Turkish breakfast
- Traditional breakfast from Çeşme, İzmir
- Alternative names: Kahvaltı
- Type: Breakfast
- Place of origin: Turkey
- Associated cuisine: Turkish cuisine
- Main ingredients: Eggs (e.g. menemen), cheese, olives, fresh vegetables, bread (e.g. simit), pastries (e.g. börek), spreads (e.g. kaymak), black tea.

= Turkish breakfast =

Breakfast served in Turkey

Turkish breakfast (kahvaltı, lit. 'before coffee') refers to the traditional breakfast of Turkey, characterized by a wide variety of small dishes served together, typically blending a multitude of flavors, textures, and food categories. The table is adorned with both sweet and savory items, spanning cheeses, olives, vegetables, local breads, eggs, börek, baklava or other sweet pastries, and more, accompanied by hot beverages such as Turkish tea (çay).
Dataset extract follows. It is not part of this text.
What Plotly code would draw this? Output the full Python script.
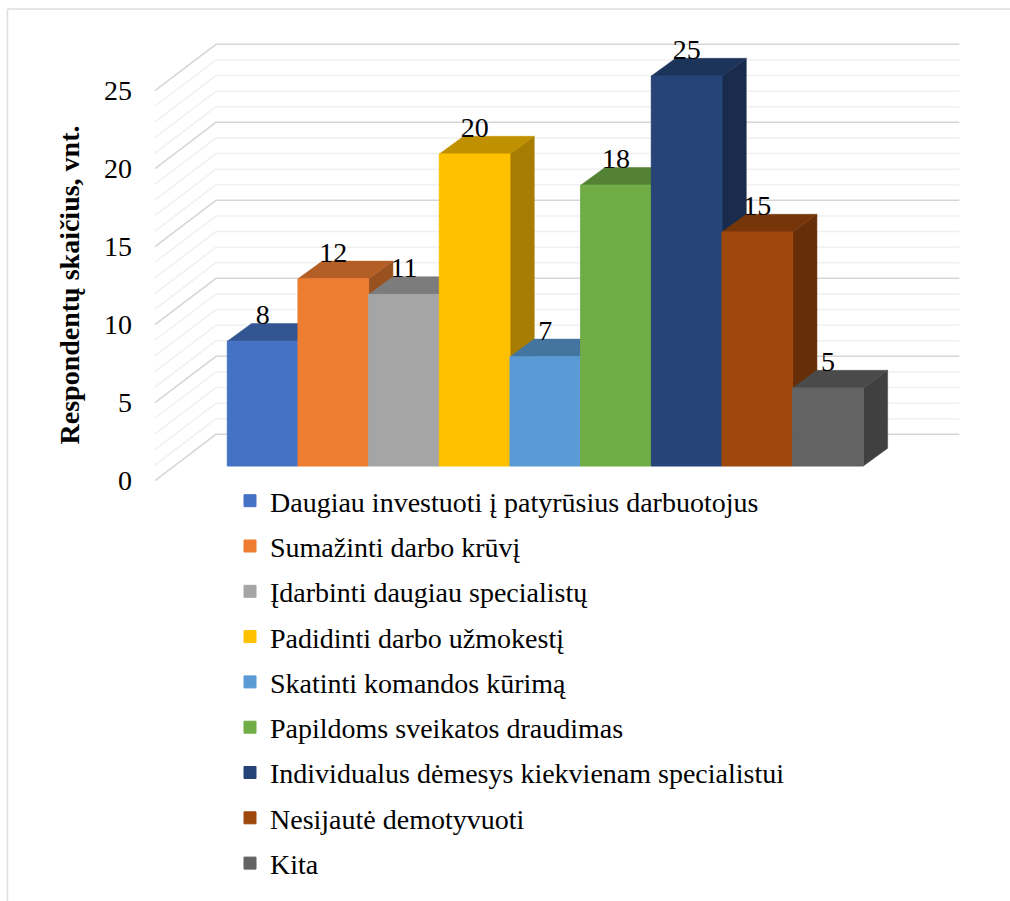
import plotly.graph_objects as go

# Survey answers and respondent counts
categories = [
    "Daugiau investuoti į patyrūsius darbuotojus",
    "Sumažinti darbo krūvį",
    "Įdarbinti daugiau specialistų",
    "Padidinti darbo užmokestį",
    "Skatinti komandos kūrimą",
    "Papildoms sveikatos draudimas",
    "Individualus dėmesys kiekvienam specialistui",
    "Nesijautė demotyvuoti",
    "Kita",
]
counts = [8, 12, 11, 20, 7, 18, 25, 15, 5]
front_colors = ["#4472C4", "#ED7D31", "#A5A5A5", "#FFC000", "#5B9BD5",
                "#70AD47", "#264478", "#9E480E", "#636363"]
tick_values = [0, 5, 10, 15, 20, 25]
grid_values = list(range(0, 26))
axis_title = "Respondentų skaičius, vnt."

# Canvas and scale of the front plane
WIDTH, HEIGHT = 1010, 901
PX_PER_BAR = 70.67
PX_PER_UNIT = 15.6
BAR0_LEFT = 227.3
FLOOR_Y = 466.0

x_range = [-BAR0_LEFT / PX_PER_BAR - 0.5, (WIDTH - BAR0_LEFT) / PX_PER_BAR - 0.5]
y_range = [(FLOOR_Y - HEIGHT) / PX_PER_UNIT, FLOOR_Y / PX_PER_UNIT]

# Oblique projection: how far the back of a bar shifts, in axis units
BAR_DEPTH_X = 24.3 / PX_PER_BAR
BAR_DEPTH_Y = 17.7 / PX_PER_UNIT
LABEL_DROP = 0.48

# Wall geometry, in axis units
WALL_FRONT_X, WALL_BACK_X, WALL_RIGHT_X = -1.523, -0.66, 9.858
WALL_FRONT_DY, WALL_BACK_DY = -0.94, 2.03


def shade(hex_color, factor):
    r, g, b = (int(hex_color[i:i + 2], 16) for i in (1, 3, 5))
    return f"rgb({r * factor:.0f},{g * factor:.0f},{b * factor:.0f})"


def wall_line(values):
    xs, ys = [], []
    for v in values:
        xs += [WALL_FRONT_X, WALL_BACK_X, WALL_RIGHT_X, None]
        ys += [v + WALL_FRONT_DY, v + WALL_BACK_DY, v + WALL_BACK_DY, None]
    return xs, ys


fig = go.Figure()

# Side and back walls: light lines for single units, stronger for every fifth
minor = [v for v in grid_values if v % 5]
major = [v for v in grid_values if v % 5 == 0]
for vals, color, lw in ((minor, "#F0F0F0", 1.5), (major, "#D6D6D6", 1.5)):
    xs, ys = wall_line(vals)
    fig.add_trace(go.Scatter(x=xs, y=ys, mode="lines", showlegend=False, hoverinfo="skip",
                             line=dict(color=color, width=lw)))

# Top and right faces of each bar, painted left to right
for i, (value, color) in enumerate(zip(counts, front_colors)):
    left, right = i - 0.5, i + 0.5
    top_x = [left, left + BAR_DEPTH_X, right + BAR_DEPTH_X, right, left]
    top_y = [value, value + BAR_DEPTH_Y, value + BAR_DEPTH_Y, value, value]
    side_x = [right, right + BAR_DEPTH_X, right + BAR_DEPTH_X, right, right]
    side_y = [0, BAR_DEPTH_Y, value + BAR_DEPTH_Y, value, 0]
    for xs, ys, factor in ((side_x, side_y, 0.65), (top_x, top_y, 0.75)):
        fill = shade(color, factor)
        fig.add_trace(go.Scatter(x=xs, y=ys, mode="lines", fill="toself", fillcolor=fill,
                                 line=dict(color=fill, width=0.5),
                                 showlegend=False, hoverinfo="skip"))

# Front faces live on an overlaid subplot so they cover the neighbouring faces
for i, (name, value, color) in enumerate(zip(categories, counts, front_colors)):
    fig.add_trace(go.Bar(x=[i], y=[value], width=1, name=name, legendgroup=name,
                         marker=dict(color=color, line=dict(color=color, width=1)),
                         xaxis="x2", yaxis="y2", hoverinfo="name+y"))

# Value labels sit just above the back edge of each bar
fig.add_trace(go.Scatter(x=list(range(len(counts))),
                         y=[v + BAR_DEPTH_Y - LABEL_DROP for v in counts],
                         text=[str(v) for v in counts], mode="text", textposition="top center",
                         textfont=dict(family="Liberation Serif", size=28, color="black"),
                         xaxis="x2", yaxis="y2", showlegend=False, hoverinfo="skip"))

# Carrier for the value axis drawn at the front edge of the side wall
fig.add_trace(go.Scatter(x=[0] * len(tick_values), y=tick_values, mode="none",
                         xaxis="x", yaxis="y3", showlegend=False, hoverinfo="skip"))

hidden = dict(visible=False, fixedrange=True)
label_zero_y, label_top_y = 480.0, 90.0

fig.update_layout(
    width=WIDTH, height=HEIGHT,
    margin=dict(l=0, r=0, t=0, b=0, autoexpand=False),
    paper_bgcolor="white", plot_bgcolor="rgba(0,0,0,0)",
    font=dict(family="Liberation Serif", color="black"),
    barmode="overlay",
    xaxis=dict(range=x_range, domain=[0, 1], **hidden),
    yaxis=dict(range=y_range, domain=[0, 1], **hidden),
    xaxis2=dict(range=x_range, overlaying="x", **hidden),
    yaxis2=dict(range=y_range, overlaying="y", **hidden),
    yaxis3=dict(
        range=[0, 25],
        domain=[1 - label_zero_y / HEIGHT, 1 - label_top_y / HEIGHT],
        anchor="free", position=132 / WIDTH,
        tickvals=tick_values, ticks="", showgrid=False, zeroline=False, showline=False,
        tickfont=dict(family="Liberation Serif", size=28, color="black"),
        title=dict(text=axis_title, standoff=15,
                   font=dict(family="Liberation Serif", size=28, color="black", weight=700)),
        fixedrange=True,
    ),
    legend=dict(
        x=230 / WIDTH, y=1 - 476 / HEIGHT, xanchor="left", yanchor="top",
        font=dict(family="Liberation Serif", size=28, color="black"),
        bgcolor="rgba(0,0,0,0)", borderwidth=0,
        tracegroupgap=5.9,
    ),
    showlegend=True,
    # Outer frame, open at the right and bottom edges
    shapes=[
        dict(type="line", xref="paper", yref="paper", x0=7.5 / WIDTH, x1=1,
             y0=1 - 9 / HEIGHT, y1=1 - 9 / HEIGHT, line=dict(color="#DEDEDE", width=1.5), layer="below"),
        dict(type="line", xref="paper", yref="paper", x0=7.5 / WIDTH, x1=7.5 / WIDTH,
             y0=0, y1=1 - 9 / HEIGHT, line=dict(color="#DEDEDE", width=1.5), layer="below"),
    ],
)

fig.write_html("out.html", config=dict(displayModeBar=False))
A prominent feature of Turkish culinary culture, kahvaltı is considered one of the most elaborate and social breakfast traditions in the world, celebrated for its diversity, abundance, and the act of bringing individuals together, often extending for several hours during weekends and holidays. In the 21st century, Turkish breakfast has also gained widespread global popularity through tourism in Turkey, social media, Turkish diaspora, and international restaurants.

==Etymology==

The word kahvaltı is derived from two words: kahve ("coffee") and altı ("under" or "before"), which translates to "before coffee." It is a meal that traditionally happens before coffee is consumed, as in the Ottoman times, coffee was considered a beverage to be enjoyed after meals rather than during or before them.

==History==
Breakfast culture during the Ottoman Empire began sometime in the 18th century, but became widespread in the late 19th century. The term kahvaltı originated from tahte'l-kahve ("under coffee"), initially functioning as a medicinal snack to coat the stomach before consuming coffee. Nevertheless, the Ottomans used to consume two meals on a daily basis: a mid-morning meal and an early evening meal.

By the late Ottoman period, urban breakfast culture expanded, incorporating jams, butters, cured meats, and pastries. During the Republican era (20th century), cafés, çay bahçeleri (tea gardens), and later breakfast-focused restaurants standardized and popularized the modern, multi-dish format.

Since the 2000s, Turkish breakfast has become a significant cultural and tourism attraction. Regions such as Van, the Black Sea, and the Aegean have developed localized breakfast specialties, contributing to its national and international identity.